» DATA SUPPLIED

════════

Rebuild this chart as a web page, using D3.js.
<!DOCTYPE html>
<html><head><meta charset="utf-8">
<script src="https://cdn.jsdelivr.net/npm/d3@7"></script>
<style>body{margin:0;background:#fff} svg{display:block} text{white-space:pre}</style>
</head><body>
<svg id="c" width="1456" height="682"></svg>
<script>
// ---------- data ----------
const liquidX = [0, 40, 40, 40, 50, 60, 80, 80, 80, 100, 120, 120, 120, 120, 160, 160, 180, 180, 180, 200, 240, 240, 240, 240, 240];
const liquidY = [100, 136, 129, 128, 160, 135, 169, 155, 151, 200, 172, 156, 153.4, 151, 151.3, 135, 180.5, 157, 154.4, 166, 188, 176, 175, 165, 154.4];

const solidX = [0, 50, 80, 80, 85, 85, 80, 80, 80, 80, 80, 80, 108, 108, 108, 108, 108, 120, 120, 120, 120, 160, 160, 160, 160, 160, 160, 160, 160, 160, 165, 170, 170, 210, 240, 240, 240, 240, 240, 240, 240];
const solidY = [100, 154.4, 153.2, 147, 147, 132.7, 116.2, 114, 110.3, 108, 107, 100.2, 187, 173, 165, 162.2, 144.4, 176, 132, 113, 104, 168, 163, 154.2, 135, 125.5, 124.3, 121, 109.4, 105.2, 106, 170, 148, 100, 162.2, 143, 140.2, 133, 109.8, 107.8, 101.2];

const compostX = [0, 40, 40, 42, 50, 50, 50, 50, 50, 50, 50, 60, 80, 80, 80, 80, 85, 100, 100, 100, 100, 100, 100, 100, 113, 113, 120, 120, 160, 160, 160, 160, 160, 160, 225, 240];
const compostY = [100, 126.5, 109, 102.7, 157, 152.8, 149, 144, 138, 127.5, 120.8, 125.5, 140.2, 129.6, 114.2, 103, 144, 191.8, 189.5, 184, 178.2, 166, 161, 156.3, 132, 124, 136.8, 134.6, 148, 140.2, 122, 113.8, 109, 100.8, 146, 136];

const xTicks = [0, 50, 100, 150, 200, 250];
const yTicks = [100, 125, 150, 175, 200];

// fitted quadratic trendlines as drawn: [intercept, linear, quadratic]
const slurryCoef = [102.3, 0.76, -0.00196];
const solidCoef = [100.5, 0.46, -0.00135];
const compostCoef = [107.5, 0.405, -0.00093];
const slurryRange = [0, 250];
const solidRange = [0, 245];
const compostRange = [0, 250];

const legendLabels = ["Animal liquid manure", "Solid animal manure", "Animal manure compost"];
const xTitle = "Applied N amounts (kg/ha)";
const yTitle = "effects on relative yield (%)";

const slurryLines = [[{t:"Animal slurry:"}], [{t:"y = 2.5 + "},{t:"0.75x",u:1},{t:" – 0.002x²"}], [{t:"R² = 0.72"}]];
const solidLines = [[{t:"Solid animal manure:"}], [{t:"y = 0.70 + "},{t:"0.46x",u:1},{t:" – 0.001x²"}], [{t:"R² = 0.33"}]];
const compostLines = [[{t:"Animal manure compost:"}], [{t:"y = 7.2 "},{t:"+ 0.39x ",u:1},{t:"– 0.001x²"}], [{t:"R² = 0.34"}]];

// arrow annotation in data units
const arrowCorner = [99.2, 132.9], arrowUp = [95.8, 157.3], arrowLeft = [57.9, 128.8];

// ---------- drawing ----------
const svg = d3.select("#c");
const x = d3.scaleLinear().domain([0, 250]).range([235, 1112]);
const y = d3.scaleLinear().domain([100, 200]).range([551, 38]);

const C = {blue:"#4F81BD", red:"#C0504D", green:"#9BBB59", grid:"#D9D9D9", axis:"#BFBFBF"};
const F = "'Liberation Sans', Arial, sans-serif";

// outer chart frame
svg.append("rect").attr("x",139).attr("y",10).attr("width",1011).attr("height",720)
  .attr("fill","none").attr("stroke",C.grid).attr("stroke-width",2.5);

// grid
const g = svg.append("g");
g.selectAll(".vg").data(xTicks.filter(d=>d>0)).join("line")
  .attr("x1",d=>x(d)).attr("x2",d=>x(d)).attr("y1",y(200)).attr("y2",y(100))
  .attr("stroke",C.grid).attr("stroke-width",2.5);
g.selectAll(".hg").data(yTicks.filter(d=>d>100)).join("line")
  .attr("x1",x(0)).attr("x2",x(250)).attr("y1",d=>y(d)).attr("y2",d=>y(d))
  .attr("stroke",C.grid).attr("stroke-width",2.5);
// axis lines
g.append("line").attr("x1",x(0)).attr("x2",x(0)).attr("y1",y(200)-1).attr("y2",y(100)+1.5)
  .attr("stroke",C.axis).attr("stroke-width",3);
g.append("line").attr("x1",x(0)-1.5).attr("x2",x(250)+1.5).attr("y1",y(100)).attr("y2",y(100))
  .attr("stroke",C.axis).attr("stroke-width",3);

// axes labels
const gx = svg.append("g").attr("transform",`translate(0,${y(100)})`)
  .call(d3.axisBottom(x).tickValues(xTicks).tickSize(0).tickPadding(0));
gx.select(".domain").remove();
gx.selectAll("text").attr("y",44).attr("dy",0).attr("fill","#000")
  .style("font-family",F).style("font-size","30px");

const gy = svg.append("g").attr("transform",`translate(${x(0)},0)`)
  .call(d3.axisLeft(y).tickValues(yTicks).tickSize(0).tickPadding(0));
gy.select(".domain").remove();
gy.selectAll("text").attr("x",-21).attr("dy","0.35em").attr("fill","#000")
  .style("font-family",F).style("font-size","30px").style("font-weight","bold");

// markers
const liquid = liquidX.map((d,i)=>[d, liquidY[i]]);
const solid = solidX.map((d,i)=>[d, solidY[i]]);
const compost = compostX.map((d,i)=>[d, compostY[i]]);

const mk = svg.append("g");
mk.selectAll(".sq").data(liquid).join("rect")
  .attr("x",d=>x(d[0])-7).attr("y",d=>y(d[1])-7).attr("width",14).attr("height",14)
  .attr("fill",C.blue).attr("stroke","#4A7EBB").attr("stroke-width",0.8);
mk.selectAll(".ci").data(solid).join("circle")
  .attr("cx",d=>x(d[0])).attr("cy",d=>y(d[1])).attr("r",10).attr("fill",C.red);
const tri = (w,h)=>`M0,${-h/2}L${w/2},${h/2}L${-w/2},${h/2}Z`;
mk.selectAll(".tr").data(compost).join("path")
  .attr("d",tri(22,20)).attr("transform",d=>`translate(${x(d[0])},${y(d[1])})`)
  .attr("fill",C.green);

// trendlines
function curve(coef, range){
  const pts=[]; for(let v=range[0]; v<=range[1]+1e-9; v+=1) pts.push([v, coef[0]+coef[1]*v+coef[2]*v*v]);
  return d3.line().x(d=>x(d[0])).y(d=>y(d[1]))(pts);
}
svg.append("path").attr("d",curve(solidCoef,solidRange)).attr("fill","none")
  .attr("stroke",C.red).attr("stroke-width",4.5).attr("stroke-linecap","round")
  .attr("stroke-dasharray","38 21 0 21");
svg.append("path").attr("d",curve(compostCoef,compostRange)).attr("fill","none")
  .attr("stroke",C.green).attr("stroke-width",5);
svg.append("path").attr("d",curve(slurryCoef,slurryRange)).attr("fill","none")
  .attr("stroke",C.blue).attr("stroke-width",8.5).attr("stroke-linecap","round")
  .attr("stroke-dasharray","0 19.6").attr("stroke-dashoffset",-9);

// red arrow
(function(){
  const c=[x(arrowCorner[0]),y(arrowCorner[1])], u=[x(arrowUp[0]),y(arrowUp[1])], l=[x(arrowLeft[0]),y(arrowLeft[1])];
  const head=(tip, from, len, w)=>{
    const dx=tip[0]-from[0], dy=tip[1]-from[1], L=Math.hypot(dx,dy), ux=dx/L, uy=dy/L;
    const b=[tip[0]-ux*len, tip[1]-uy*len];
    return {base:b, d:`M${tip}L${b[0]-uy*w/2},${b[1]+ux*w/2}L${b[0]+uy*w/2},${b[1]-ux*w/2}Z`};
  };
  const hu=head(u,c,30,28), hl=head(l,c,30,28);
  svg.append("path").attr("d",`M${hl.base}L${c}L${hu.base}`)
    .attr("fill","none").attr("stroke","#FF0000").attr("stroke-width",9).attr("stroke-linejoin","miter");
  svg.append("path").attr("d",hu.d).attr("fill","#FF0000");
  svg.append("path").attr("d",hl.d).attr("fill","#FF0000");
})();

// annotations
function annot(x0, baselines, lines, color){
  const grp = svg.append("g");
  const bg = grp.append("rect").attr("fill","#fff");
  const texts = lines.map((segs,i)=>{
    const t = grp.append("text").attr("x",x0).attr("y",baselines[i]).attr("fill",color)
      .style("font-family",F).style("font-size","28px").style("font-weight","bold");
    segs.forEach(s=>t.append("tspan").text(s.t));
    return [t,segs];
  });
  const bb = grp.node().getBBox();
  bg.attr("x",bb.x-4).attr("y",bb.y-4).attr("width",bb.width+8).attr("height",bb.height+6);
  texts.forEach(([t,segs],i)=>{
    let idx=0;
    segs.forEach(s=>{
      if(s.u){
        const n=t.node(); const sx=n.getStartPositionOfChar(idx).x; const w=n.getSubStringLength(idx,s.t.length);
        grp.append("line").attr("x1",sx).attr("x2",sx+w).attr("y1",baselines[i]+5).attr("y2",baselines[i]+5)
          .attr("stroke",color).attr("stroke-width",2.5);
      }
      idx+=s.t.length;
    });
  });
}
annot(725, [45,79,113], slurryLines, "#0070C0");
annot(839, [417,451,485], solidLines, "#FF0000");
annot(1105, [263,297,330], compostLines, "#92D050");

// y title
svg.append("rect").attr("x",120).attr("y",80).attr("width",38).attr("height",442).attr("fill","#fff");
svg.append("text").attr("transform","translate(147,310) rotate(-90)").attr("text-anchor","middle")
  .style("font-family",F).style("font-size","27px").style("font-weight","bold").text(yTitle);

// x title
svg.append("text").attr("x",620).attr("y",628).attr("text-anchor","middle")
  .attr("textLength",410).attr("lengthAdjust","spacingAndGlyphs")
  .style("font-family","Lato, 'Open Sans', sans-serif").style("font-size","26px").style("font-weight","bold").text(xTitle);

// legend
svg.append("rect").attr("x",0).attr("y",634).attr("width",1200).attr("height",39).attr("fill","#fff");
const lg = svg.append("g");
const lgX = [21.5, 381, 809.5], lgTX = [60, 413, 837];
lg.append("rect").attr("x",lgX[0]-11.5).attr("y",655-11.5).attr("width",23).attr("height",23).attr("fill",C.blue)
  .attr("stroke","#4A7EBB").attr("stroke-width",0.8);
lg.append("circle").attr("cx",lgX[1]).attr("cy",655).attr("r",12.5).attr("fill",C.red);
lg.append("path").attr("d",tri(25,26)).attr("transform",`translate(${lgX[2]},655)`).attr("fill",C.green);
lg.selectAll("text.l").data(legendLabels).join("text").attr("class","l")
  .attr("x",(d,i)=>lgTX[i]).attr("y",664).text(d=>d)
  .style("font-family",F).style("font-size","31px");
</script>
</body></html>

════════

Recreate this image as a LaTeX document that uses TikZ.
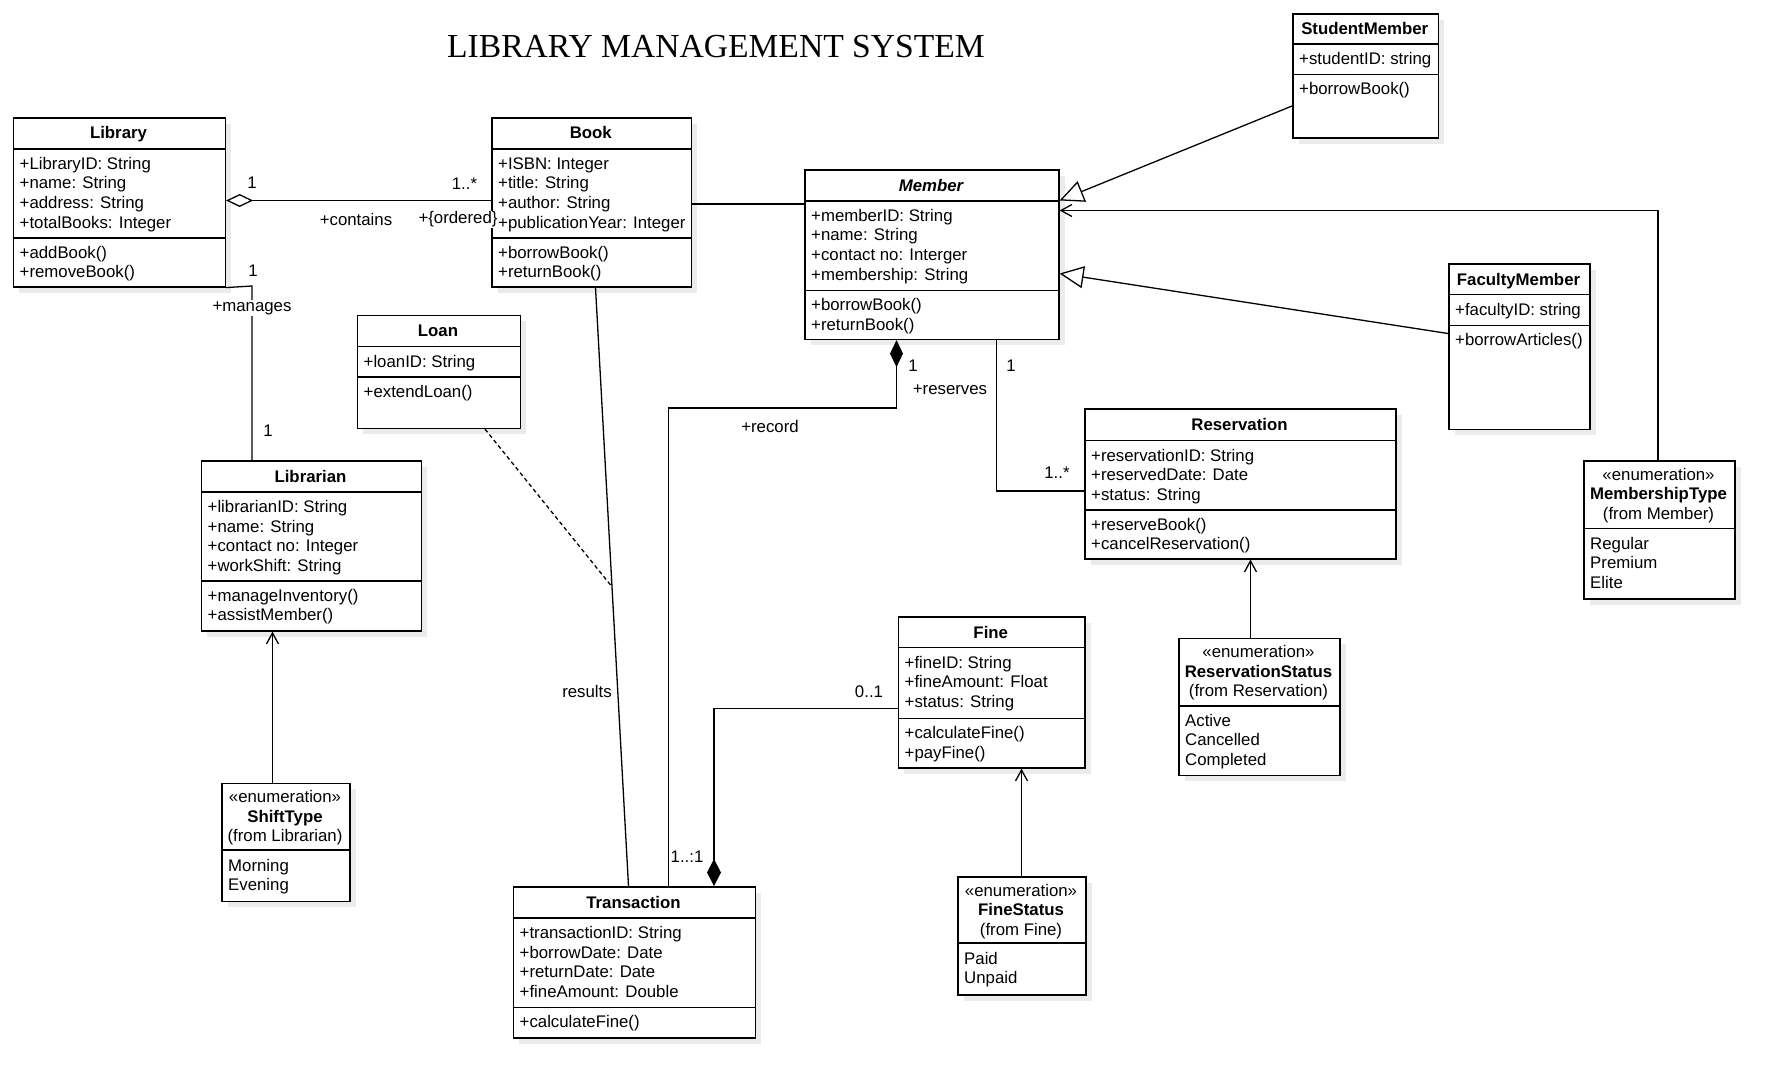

════════

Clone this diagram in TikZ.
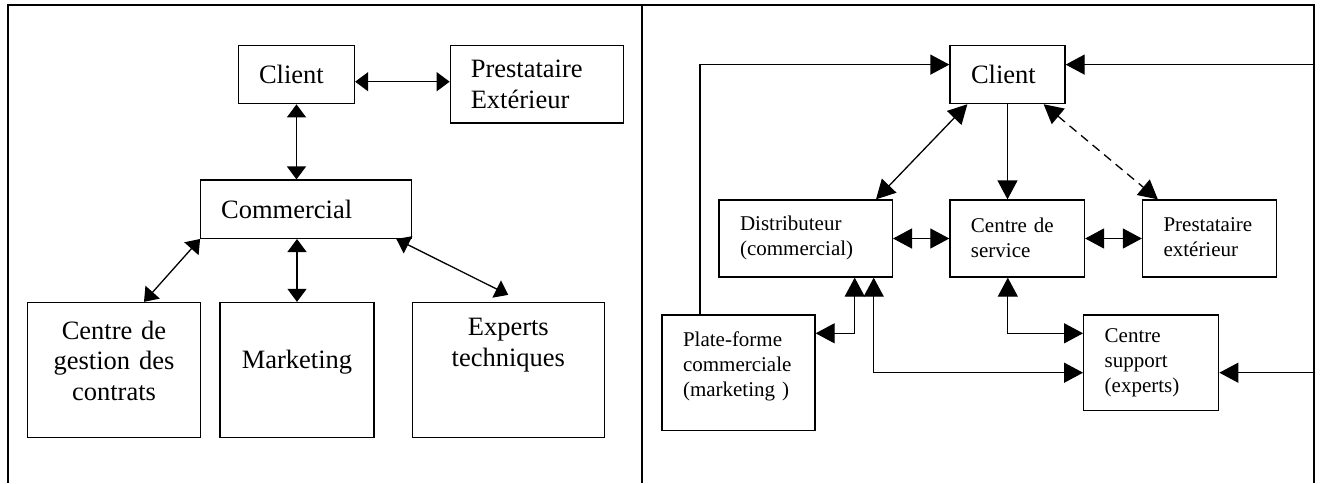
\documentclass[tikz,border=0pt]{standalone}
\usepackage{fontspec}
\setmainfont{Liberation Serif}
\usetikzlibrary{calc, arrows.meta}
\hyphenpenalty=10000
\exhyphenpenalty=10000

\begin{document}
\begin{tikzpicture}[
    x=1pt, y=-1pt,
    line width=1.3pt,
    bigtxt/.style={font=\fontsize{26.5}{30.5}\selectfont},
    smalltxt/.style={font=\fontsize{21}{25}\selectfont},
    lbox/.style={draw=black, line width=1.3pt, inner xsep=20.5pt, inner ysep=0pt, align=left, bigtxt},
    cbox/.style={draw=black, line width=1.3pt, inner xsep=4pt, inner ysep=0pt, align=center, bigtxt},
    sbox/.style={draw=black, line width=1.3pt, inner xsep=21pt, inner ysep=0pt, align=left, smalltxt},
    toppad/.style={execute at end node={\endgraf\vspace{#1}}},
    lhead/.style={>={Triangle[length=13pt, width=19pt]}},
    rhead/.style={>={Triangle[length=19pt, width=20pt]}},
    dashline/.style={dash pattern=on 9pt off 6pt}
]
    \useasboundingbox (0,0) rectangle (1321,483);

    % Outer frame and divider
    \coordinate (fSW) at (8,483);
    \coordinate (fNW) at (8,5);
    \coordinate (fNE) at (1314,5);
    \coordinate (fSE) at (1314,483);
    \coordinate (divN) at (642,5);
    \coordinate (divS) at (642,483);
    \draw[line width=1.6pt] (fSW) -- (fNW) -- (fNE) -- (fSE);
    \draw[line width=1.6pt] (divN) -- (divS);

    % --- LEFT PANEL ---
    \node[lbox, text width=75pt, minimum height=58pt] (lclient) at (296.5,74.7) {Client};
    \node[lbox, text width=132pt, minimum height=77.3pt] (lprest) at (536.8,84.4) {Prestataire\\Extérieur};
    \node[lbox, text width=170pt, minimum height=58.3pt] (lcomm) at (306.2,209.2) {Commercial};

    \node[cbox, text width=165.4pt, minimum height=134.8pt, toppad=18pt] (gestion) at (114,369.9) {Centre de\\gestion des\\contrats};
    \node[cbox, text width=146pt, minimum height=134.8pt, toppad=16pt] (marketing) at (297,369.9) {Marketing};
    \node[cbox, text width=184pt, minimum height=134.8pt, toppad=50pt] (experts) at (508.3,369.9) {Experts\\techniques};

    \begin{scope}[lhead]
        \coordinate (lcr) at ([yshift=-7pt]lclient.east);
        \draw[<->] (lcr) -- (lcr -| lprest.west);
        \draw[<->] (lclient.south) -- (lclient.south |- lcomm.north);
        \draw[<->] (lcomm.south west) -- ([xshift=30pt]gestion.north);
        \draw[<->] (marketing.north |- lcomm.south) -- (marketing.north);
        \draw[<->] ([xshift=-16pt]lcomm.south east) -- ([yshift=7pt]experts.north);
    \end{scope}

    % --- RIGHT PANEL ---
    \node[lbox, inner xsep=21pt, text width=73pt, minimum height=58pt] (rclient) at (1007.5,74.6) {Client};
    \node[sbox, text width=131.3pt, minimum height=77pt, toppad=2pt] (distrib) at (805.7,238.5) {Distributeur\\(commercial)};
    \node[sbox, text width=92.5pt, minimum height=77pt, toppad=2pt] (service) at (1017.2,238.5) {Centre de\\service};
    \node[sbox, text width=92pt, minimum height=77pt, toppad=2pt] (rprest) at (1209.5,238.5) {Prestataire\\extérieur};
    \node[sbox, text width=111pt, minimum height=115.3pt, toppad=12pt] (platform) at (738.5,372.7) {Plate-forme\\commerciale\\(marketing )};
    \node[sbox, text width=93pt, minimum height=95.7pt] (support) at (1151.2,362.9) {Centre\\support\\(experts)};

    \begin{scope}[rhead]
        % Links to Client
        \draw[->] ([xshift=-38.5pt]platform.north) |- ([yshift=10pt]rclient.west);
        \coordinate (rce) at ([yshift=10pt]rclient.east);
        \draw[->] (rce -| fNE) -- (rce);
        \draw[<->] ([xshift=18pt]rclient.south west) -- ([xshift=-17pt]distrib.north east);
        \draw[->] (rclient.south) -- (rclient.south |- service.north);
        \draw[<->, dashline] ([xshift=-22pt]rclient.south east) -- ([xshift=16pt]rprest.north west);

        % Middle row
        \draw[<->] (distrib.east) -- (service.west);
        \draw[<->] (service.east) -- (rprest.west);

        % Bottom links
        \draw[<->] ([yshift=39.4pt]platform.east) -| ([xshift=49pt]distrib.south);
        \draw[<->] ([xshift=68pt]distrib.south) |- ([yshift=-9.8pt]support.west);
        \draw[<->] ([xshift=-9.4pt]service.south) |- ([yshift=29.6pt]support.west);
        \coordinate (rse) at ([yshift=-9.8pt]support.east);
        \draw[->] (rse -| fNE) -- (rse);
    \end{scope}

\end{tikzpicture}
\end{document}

════════

» PROBLEM DETAILS
Emit only the lines from the one containing "Rebuild this chart" through the one containing "109.8, 107.8, 101.2];", copied exactly.

» RESULT OF THIS EXERCISE
Rebuild this chart as a web page, using D3.js.
<!DOCTYPE html>
<html><head><meta charset="utf-8">
<script src="https://cdn.jsdelivr.net/npm/d3@7"></script>
<style>body{margin:0;background:#fff} svg{display:block} text{white-space:pre}</style>
</head><body>
<svg id="c" width="1456" height="682"></svg>
<script>
// ---------- data ----------
const liquidX = [0, 40, 40, 40, 50, 60, 80, 80, 80, 100, 120, 120, 120, 120, 160, 160, 180, 180, 180, 200, 240, 240, 240, 240, 240];
const liquidY = [100, 136, 129, 128, 160, 135, 169, 155, 151, 200, 172, 156, 153.4, 151, 151.3, 135, 180.5, 157, 154.4, 166, 188, 176, 175, 165, 154.4];

const solidX = [0, 50, 80, 80, 85, 85, 80, 80, 80, 80, 80, 80, 108, 108, 108, 108, 108, 120, 120, 120, 120, 160, 160, 160, 160, 160, 160, 160, 160, 160, 165, 170, 170, 210, 240, 240, 240, 240, 240, 240, 240];
const solidY = [100, 154.4, 153.2, 147, 147, 132.7, 116.2, 114, 110.3, 108, 107, 100.2, 187, 173, 165, 162.2, 144.4, 176, 132, 113, 104, 168, 163, 154.2, 135, 125.5, 124.3, 121, 109.4, 105.2, 106, 170, 148, 100, 162.2, 143, 140.2, 133, 109.8, 107.8, 101.2];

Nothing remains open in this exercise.